Judul Buku : Selamat Tinggal
Nama Penulis : Tere Liye
Tebal Halaman : 360 halaman
Tahun Terbit : September 2020
Penerbit : Gramedia
Pustaka Utama
Tere Liye merupakan nama yang tidak asing bagi saya karena sebelum ini
saya telah membaca beberapa karya yang ditulis olehnya. Tere Liye selalu
sanggup membuat saya syahdu menyelami cerita cinta unik dan tidak biasa, plot
twist mencengangkan dan tidak bisa ditebak. Pernah pada satu bukunya, saya
diajak naik roller coaster perasaan dari sedih, marah, kecewa hingga
menangis tergugu di akhir cerita. Namun, pada karyanya yang mengusung judul
“Selamat Tinggal” ini berbeda. Tidak ada cerita cinta nan syahdu yang membuat
penggemarnya mabuk kepayang.
Pada buku ini sangat terasa Tere Liye sedang mengungkapkan kegelisahan
mengenai bagaimana barang bajakan sangat ramai digemari pada masyarakat kita. Dengan
mengambil setting penokohan seorang penulis yang sedang menempuh studi
bahasa dan sastra Indonesia di sebuah perguruan tinggi bergengsi. Karena alasan
ekonomi, seluruh biaya kuliah sang tokoh ditanggung oleh pamannya. Maka untuk
membalas budi, ia harus membantu bisnis pamannya. Ironisnya, bisnis keluarga
pamannya ini adalah menjual buku bajakan. Tidak hanya buku bajakan, Tere Liye
juga merangkum beberapa bajakan lain seperti obat palsu, link streaming film
bajakan dan banyak konteks bajakan lain yang dekat dengan kehidupan kita.
Sangat dekat hingga terkadang kita tidak menyadari bahwa kita sedang
melakukannya. Kita sedang merugikan sang pencipta buku, obat-obatan, film, lagu
dan banyak lagi.
Selain itu, Tere Liye juga ingin pembaca mengenal lebih dekat seorang
tokoh penulis hebat Indonesia yang terlupakan. Penulis tersebut bernama Sutan
Pane. Dalam cerita, Sutan Pane dijadikan bahan skripsi sang tokoh utama.
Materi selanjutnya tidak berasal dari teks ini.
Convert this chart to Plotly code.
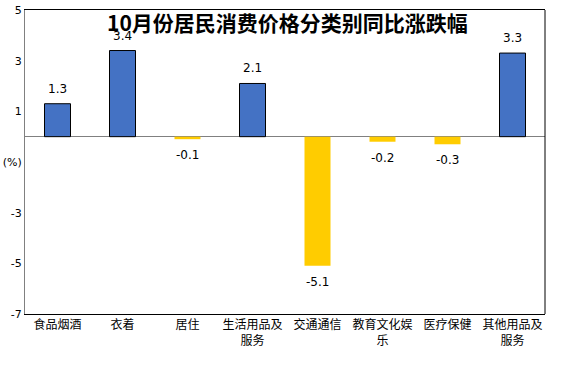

Sehingga, pada buku ini diceritakan riset sang tokoh mengenai mengapa Sutan
Pane yang pada akhirnya memutuskan untuk menggantung pena dan tidak ingin lagi
menulis. Sejujurnya saya sendiri belum pernah mendengar nama tersebut sebelum
saya membaca buku ini. Tetapi, setelah sejauh ini membaca deskripsi Tere Liye
mengenai Sutan Pane saya dibuat jatuh cinta kepadanya.
Saya belum membaca hingga tuntas, baru tiga perempat dari bukunya saja.
Namun, jelas sekali dalam buku ini Tere Liye ingin mengajak kita semua untuk
menjadi manusia yang lebih menghargai manusia lain. Dalam konteks yang lebih
mendalam, menghargai karya manusia lain dengan membeli yang asli. Menciptakan
sesuatu tentu saja bukan hal yang mudah, karena buku bajakan ada di sekitar
kita dan semua orang membelinya bukan berarti hal itu dapat dibenarkan.
Membajak sama seperti mencuri, membajak adalah kriminalitas.
Pada hal lain Tere Liye ingin kita memiliki idealisme seperti Sutan
Pane, mempertahankan keyakinan pada kebenaran walaupun semua orang menetang.
Walaupun tidak ada satupun orang yang akan mendukungmu. Sutan Pane tetap
menulis dan mengabarkan kebenaran.
Aku ingin menutup resensi ini dengan mengutip kalimat Tere Liye pada
halaman belakang buku ini yang membuat saya memutuskan untuk membeli dan
membaca buku ini,
“Mari tutup masa lalu yang kelam, mari membuka halaman yang baru. Jangan
ragu-ragu. Jangan cemas. Tinggalkanlah kebodohan dan ketidakpedulian. “Selamat
Tinggal” suka berbohong, “Selamat Tinggal” kecurangan, “Selamat Tinggal”
sifat-sifat buruk lainnya.”
Tere Liye menggiring kita untuk merenungkan kebiasaan mana yang harus
kita ucapkan “Selamat Tinggal” pada kebiasaan tersebut.